╭─ Information provided

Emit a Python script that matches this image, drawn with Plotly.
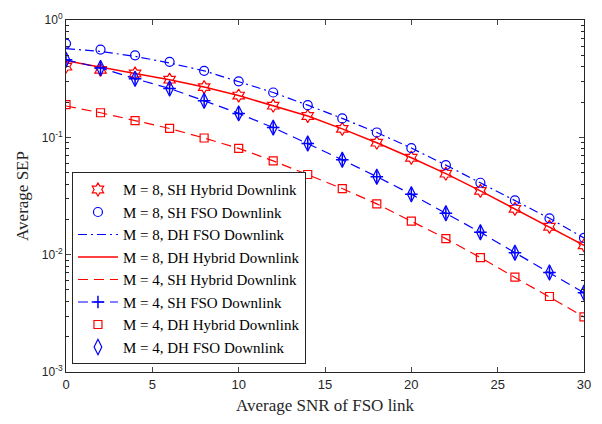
import plotly.graph_objects as go

snr = [0, 2, 4, 6, 8, 10, 12, 14, 16, 18, 20, 22, 24, 26, 28, 30]

# M = 8
sh_hybrid_m8 = [0.40, 0.376, 0.35, 0.31, 0.268, 0.227, 0.186, 0.152, 0.118, 0.090, 0.067, 0.049, 0.035, 0.0246, 0.0173, 0.012]
sh_fso_m8 = [0.63, 0.56, 0.50, 0.44, 0.369, 0.30, 0.241, 0.188, 0.145, 0.110, 0.081, 0.058, 0.041, 0.029, 0.0204, 0.0139]
dh_fso_m8 = [0.57, 0.54, 0.49, 0.43, 0.369, 0.30, 0.241, 0.188, 0.145, 0.110, 0.081, 0.058, 0.041, 0.029, 0.0204, 0.0139]
dh_hybrid_m8 = [0.45, 0.395, 0.35, 0.31, 0.268, 0.227, 0.186, 0.152, 0.118, 0.090, 0.067, 0.049, 0.035, 0.0246, 0.0173, 0.012]

# M = 4
sh_hybrid_m4 = [0.185, 0.162, 0.139, 0.119, 0.0987, 0.0805, 0.063, 0.0482, 0.0366, 0.0271, 0.0193, 0.0137, 0.00944, 0.00643, 0.0044, 0.00295]
sh_fso_m4 = [0.458, 0.39, 0.316, 0.261, 0.205, 0.160, 0.121, 0.0886, 0.0643, 0.0462, 0.0327, 0.0225, 0.0155, 0.0104, 0.00704, 0.00473]
dh_hybrid_m4 = [0.19, 0.162, 0.139, 0.119, 0.0987, 0.0805, 0.063, 0.0482, 0.0366, 0.0271, 0.0193, 0.0137, 0.00944, 0.00643, 0.0044, 0.00295]
dh_fso_m4 = [0.458, 0.39, 0.316, 0.261, 0.205, 0.160, 0.121, 0.0886, 0.0643, 0.0462, 0.0327, 0.0225, 0.0155, 0.0104, 0.00704, 0.00473]

names = [
    "M = 8, SH Hybrid Downlink",
    "M = 8, SH FSO Downlink",
    "M = 8, DH FSO Downlink",
    "M = 8, DH Hybrid Downlink",
    "M = 4, SH Hybrid Downlink",
    "M = 4, SH FSO Downlink",
    "M = 4, DH Hybrid Downlink",
    "M = 4, DH FSO Downlink",
]

xtick_vals = [0, 5, 10, 15, 20, 25, 30]
ytick_vals = [1e-3, 1e-2, 1e-1, 1]
ytick_text = ["10<sup>-3</sup>", "10<sup>-2</sup>", "10<sup>-1</sup>", "10<sup>0</sup>"]

RED = "#ff0000"
BLUE = "#0000ff"

fig = go.Figure()
fig.add_trace(go.Scatter(x=snr, y=sh_hybrid_m8, name=names[0], mode="markers",
                         marker=dict(symbol="hexagram-open", size=10, color=RED, line=dict(width=1.2, color=RED))))
fig.add_trace(go.Scatter(x=snr, y=sh_fso_m8, name=names[1], mode="markers",
                         marker=dict(symbol="circle-open", size=9, color=BLUE, line=dict(width=1.2, color=BLUE))))
fig.add_trace(go.Scatter(x=snr, y=dh_fso_m8, name=names[2], mode="lines",
                         line=dict(color=BLUE, width=1.2, dash="9px,4px,2px,4px")))
fig.add_trace(go.Scatter(x=snr, y=dh_hybrid_m8, name=names[3], mode="lines",
                         line=dict(color=RED, width=1.5)))
fig.add_trace(go.Scatter(x=snr, y=sh_hybrid_m4, name=names[4], mode="lines",
                         line=dict(color=RED, width=1.2, dash="10px,6px")))
fig.add_trace(go.Scatter(x=snr, y=sh_fso_m4, name=names[5], mode="lines+markers",
                         line=dict(color=BLUE, width=1.2, dash="10px,6px"),
                         marker=dict(symbol="cross-thin-open", size=9, color=BLUE, line=dict(width=1.5, color=BLUE))))
fig.add_trace(go.Scatter(x=snr, y=dh_hybrid_m4, name=names[6], mode="markers",
                         marker=dict(symbol="square-open", size=8, color=RED, line=dict(width=1.2, color=RED))))
fig.add_trace(go.Scatter(x=snr, y=dh_fso_m4, name=names[7], mode="markers",
                         marker=dict(symbol="diamond-tall-open", size=11, color=BLUE, line=dict(width=1.2, color=BLUE))))

axcol = "#262626"
fig.update_layout(
    width=602, height=424,
    margin=dict(l=66, r=16, t=11, b=52),
    paper_bgcolor="white", plot_bgcolor="white",
    showlegend=True,
    legend=dict(x=0.0115, y=0.022, xanchor="left", yanchor="bottom",
                bgcolor="white", bordercolor="#262626", borderwidth=1,
                font=dict(family="Liberation Serif", size=15, color="#000000"),
                itemwidth=40, tracegroupgap=0),
    font=dict(family="Liberation Sans", color=axcol),
)
fig.update_xaxes(
    range=[0, 30], tickvals=xtick_vals, ticks="inside", ticklen=5,
    showline=True, linecolor=axcol, linewidth=1, mirror="ticks",
    showgrid=False, zeroline=False,
    tickfont=dict(family="Liberation Sans", size=13, color=axcol),
    title=dict(text="Average SNR of FSO link", font=dict(family="Liberation Serif", size=17, color=axcol), standoff=8),
)
fig.update_yaxes(
    type="log", range=[-3, 0], tickvals=ytick_vals, ticktext=ytick_text,
    ticks="inside", ticklen=5,
    showline=True, linecolor=axcol, linewidth=1, mirror="ticks",
    showgrid=False, zeroline=False,
    minor=dict(ticks="inside", ticklen=3, dtick="D1", tickcolor=axcol, showgrid=False),
    tickfont=dict(family="Liberation Sans", size=12, color=axcol),
    title=dict(text="Average SEP", font=dict(family="Liberation Serif", size=17, color=axcol), standoff=8),
)

fig.write_html("out.html")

╰─

Short exercise: Return the listing above in full and without alteration, excluding its pictures.

The solution:
Emit a Python script that matches this image, drawn with Plotly.
import plotly.graph_objects as go

snr = [0, 2, 4, 6, 8, 10, 12, 14, 16, 18, 20, 22, 24, 26, 28, 30]

# M = 8
sh_hybrid_m8 = [0.40, 0.376, 0.35, 0.31, 0.268, 0.227, 0.186, 0.152, 0.118, 0.090, 0.067, 0.049, 0.035, 0.0246, 0.0173, 0.012]
sh_fso_m8 = [0.63, 0.56, 0.50, 0.44, 0.369, 0.30, 0.241, 0.188, 0.145, 0.110, 0.081, 0.058, 0.041, 0.029, 0.0204, 0.0139]
dh_fso_m8 = [0.57, 0.54, 0.49, 0.43, 0.369, 0.30, 0.241, 0.188, 0.145, 0.110, 0.081, 0.058, 0.041, 0.029, 0.0204, 0.0139]
dh_hybrid_m8 = [0.45, 0.395, 0.35, 0.31, 0.268, 0.227, 0.186, 0.152, 0.118, 0.090, 0.067, 0.049, 0.035, 0.0246, 0.0173, 0.012]

# M = 4
sh_hybrid_m4 = [0.185, 0.162, 0.139, 0.119, 0.0987, 0.0805, 0.063, 0.0482, 0.0366, 0.0271, 0.0193, 0.0137, 0.00944, 0.00643, 0.0044, 0.00295]
sh_fso_m4 = [0.458, 0.39, 0.316, 0.261, 0.205, 0.160, 0.121, 0.0886, 0.0643, 0.0462, 0.0327, 0.0225, 0.0155, 0.0104, 0.00704, 0.00473]
dh_hybrid_m4 = [0.19, 0.162, 0.139, 0.119, 0.0987, 0.0805, 0.063, 0.0482, 0.0366, 0.0271, 0.0193, 0.0137, 0.00944, 0.00643, 0.0044, 0.00295]
dh_fso_m4 = [0.458, 0.39, 0.316, 0.261, 0.205, 0.160, 0.121, 0.0886, 0.0643, 0.0462, 0.0327, 0.0225, 0.0155, 0.0104, 0.00704, 0.00473]

names = [
    "M = 8, SH Hybrid Downlink",
    "M = 8, SH FSO Downlink",
    "M = 8, DH FSO Downlink",
    "M = 8, DH Hybrid Downlink",
    "M = 4, SH Hybrid Downlink",
    "M = 4, SH FSO Downlink",
    "M = 4, DH Hybrid Downlink",
    "M = 4, DH FSO Downlink",
]

xtick_vals = [0, 5, 10, 15, 20, 25, 30]
ytick_vals = [1e-3, 1e-2, 1e-1, 1]
ytick_text = ["10<sup>-3</sup>", "10<sup>-2</sup>", "10<sup>-1</sup>", "10<sup>0</sup>"]

RED = "#ff0000"
BLUE = "#0000ff"

fig = go.Figure()
fig.add_trace(go.Scatter(x=snr, y=sh_hybrid_m8, name=names[0], mode="markers",
                         marker=dict(symbol="hexagram-open", size=10, color=RED, line=dict(width=1.2, color=RED))))
fig.add_trace(go.Scatter(x=snr, y=sh_fso_m8, name=names[1], mode="markers",
                         marker=dict(symbol="circle-open", size=9, color=BLUE, line=dict(width=1.2, color=BLUE))))
fig.add_trace(go.Scatter(x=snr, y=dh_fso_m8, name=names[2], mode="lines",
                         line=dict(color=BLUE, width=1.2, dash="9px,4px,2px,4px")))
fig.add_trace(go.Scatter(x=snr, y=dh_hybrid_m8, name=names[3], mode="lines",
                         line=dict(color=RED, width=1.5)))
fig.add_trace(go.Scatter(x=snr, y=sh_hybrid_m4, name=names[4], mode="lines",
                         line=dict(color=RED, width=1.2, dash="10px,6px")))
fig.add_trace(go.Scatter(x=snr, y=sh_fso_m4, name=names[5], mode="lines+markers",
                         line=dict(color=BLUE, width=1.2, dash="10px,6px"),
                         marker=dict(symbol="cross-thin-open", size=9, color=BLUE, line=dict(width=1.5, color=BLUE))))
fig.add_trace(go.Scatter(x=snr, y=dh_hybrid_m4, name=names[6], mode="markers",
                         marker=dict(symbol="square-open", size=8, color=RED, line=dict(width=1.2, color=RED))))
fig.add_trace(go.Scatter(x=snr, y=dh_fso_m4, name=names[7], mode="markers",
                         marker=dict(symbol="diamond-tall-open", size=11, color=BLUE, line=dict(width=1.2, color=BLUE))))

axcol = "#262626"
fig.update_layout(
    width=602, height=424,
    margin=dict(l=66, r=16, t=11, b=52),
    paper_bgcolor="white", plot_bgcolor="white",
    showlegend=True,
    legend=dict(x=0.0115, y=0.022, xanchor="left", yanchor="bottom",
                bgcolor="white", bordercolor="#262626", borderwidth=1,
                font=dict(family="Liberation Serif", size=15, color="#000000"),
                itemwidth=40, tracegroupgap=0),
    font=dict(family="Liberation Sans", color=axcol),
)
fig.update_xaxes(
    range=[0, 30], tickvals=xtick_vals, ticks="inside", ticklen=5,
    showline=True, linecolor=axcol, linewidth=1, mirror="ticks",
    showgrid=False, zeroline=False,
    tickfont=dict(family="Liberation Sans", size=13, color=axcol),
    title=dict(text="Average SNR of FSO link", font=dict(family="Liberation Serif", size=17, color=axcol), standoff=8),
)
fig.update_yaxes(
    type="log", range=[-3, 0], tickvals=ytick_vals, ticktext=ytick_text,
    ticks="inside", ticklen=5,
    showline=True, linecolor=axcol, linewidth=1, mirror="ticks",
    showgrid=False, zeroline=False,
    minor=dict(ticks="inside", ticklen=3, dtick="D1", tickcolor=axcol, showgrid=False),
    tickfont=dict(family="Liberation Sans", size=12, color=axcol),
    title=dict(text="Average SEP", font=dict(family="Liberation Serif", size=17, color=axcol), standoff=8),
)

fig.write_html("out.html")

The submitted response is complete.